The FTSEurofirst 300 Index provisionally closed 0.3 percent higher at 1,309.56 points. This marked its biggest weekly gain in a month, as investors shrugged off concerns about possible military conflict in Crimea that have dominated markets over the past few weeks.

Shares on the continent also overcame a mid-week slide after the latest announcements from the U.S. Federal Reserve.

The Russian stock market closed lower by 1 percent on Friday, a day after U.S. President Barack Obama signed an order to impose sanctions on more segments of Russia's economy in response to Moscow's annexation of Crimea.

The European Union, meanwhile, also expanded its list of people targeted with sanctions and asked the European Commission to prepare an assessment of the potential impact of broad economic sanctions against Russia.

In retaliation, Russia imposed entry bans on nine U.S. lawmakers and officials.

(Read more: Sanctions and S&P may spoil Russia's Crimean party)

On Friday, Russian President Vladimir Putin signed legislation to complete the process of absorbing Crimea into the Russian federation, following a Crimean referendum on the issue.

The week in the US

U.S. stocks mostly rose on Friday, pushing the S&P 500 to an intraday record, as investors contemplated recent economic reports and the Federal Reserve's signal that its benchmark interest rate could be raised sooner than previously thought.

In remarks released Friday, Minneapolis Fed Bank President Narayana Kocherlakota said the central bank should have vowed to keep rates near zero until unemployment falls below 5.5 percent, so long as inflation and financial stability risks are contained.

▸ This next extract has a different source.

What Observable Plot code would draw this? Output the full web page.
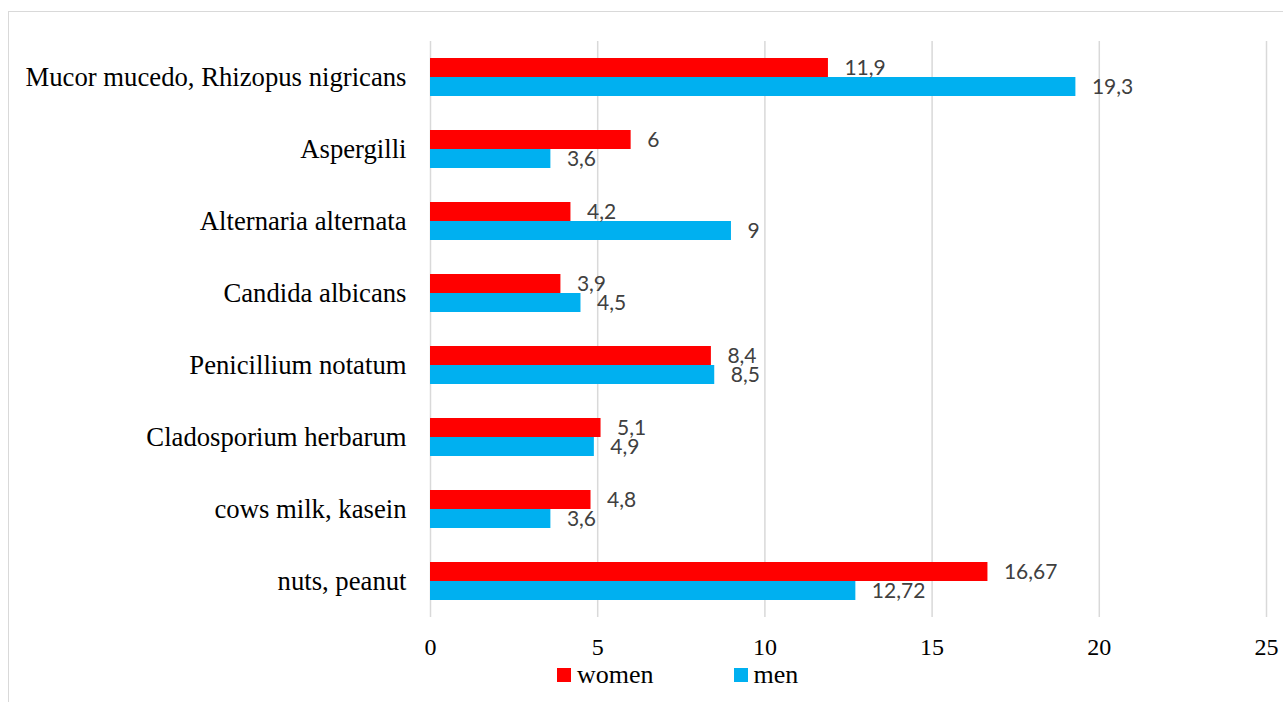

Kocherlakota was the lone dissenter to the Fed's policy decision on Wednesday.

Wall Street was also cheered by news on Thursday that 29 out of 30 major U.S. banks have enough capital to cope with another recession, according to the Fed's stress tests.

(Read more: Fitch Ratings takes US off negative ratings watch)

FTSE higher

Back in Europe, the FTSE 100 brought to an end three-straight weeks of losses, closing the week up 0.56 percent. Mining stocks responded well to hopes that China, the world's top metals consumer, would take more steps to stimulate its economy. Meanwhile, authorities in China gave indications they were considering moves to support slowing economic growth.

Friday's stocks news

Shares in Russia's non-state natural gas firm Novatek fell 8.6 percent on Friday after the U.S. announced further sanctions against Russian officials and businessmen. The company is partly owned by Gennady Timichenko, one of the wealthy businessmen sanctioned over suspected links with Russian President Vladimir Putin.

(Read more: EU adds 12 names to Russia sanctions, mulls further steps)

Oil major BP is another company to be drawn into the debate over Russia's takeover of Crimea. The former chief financial officer of oil company Yukos, Bruce Misamore, called for the delisting of Moscow-based oil company Rosneft - in which BP has a 20 percent stake - from the London Stock Exchange. Shares in the British group were closed 0.1 percent higher after the news.

Luxury goods makers Burberry was off 2.65 percent in afternoon trading after Bank of America cut its rating on the stock to neutral.

Discount airline Ryanair's shares closed higher by around 2.9 percent after ratings agency Standard & Poor's boosted it rating to BBB rating, meaning the group is now investment grade. S&P upgraded Ryanair shortly after the airline announced it will increase the number of flights from Dublin airport.

Bouygues re-opened the battle to buy France's second biggest telecoms provider SFR late on Thursday with a new offer, upping the cash portion of its bid, shares still closed the day lower by 2.6 percent.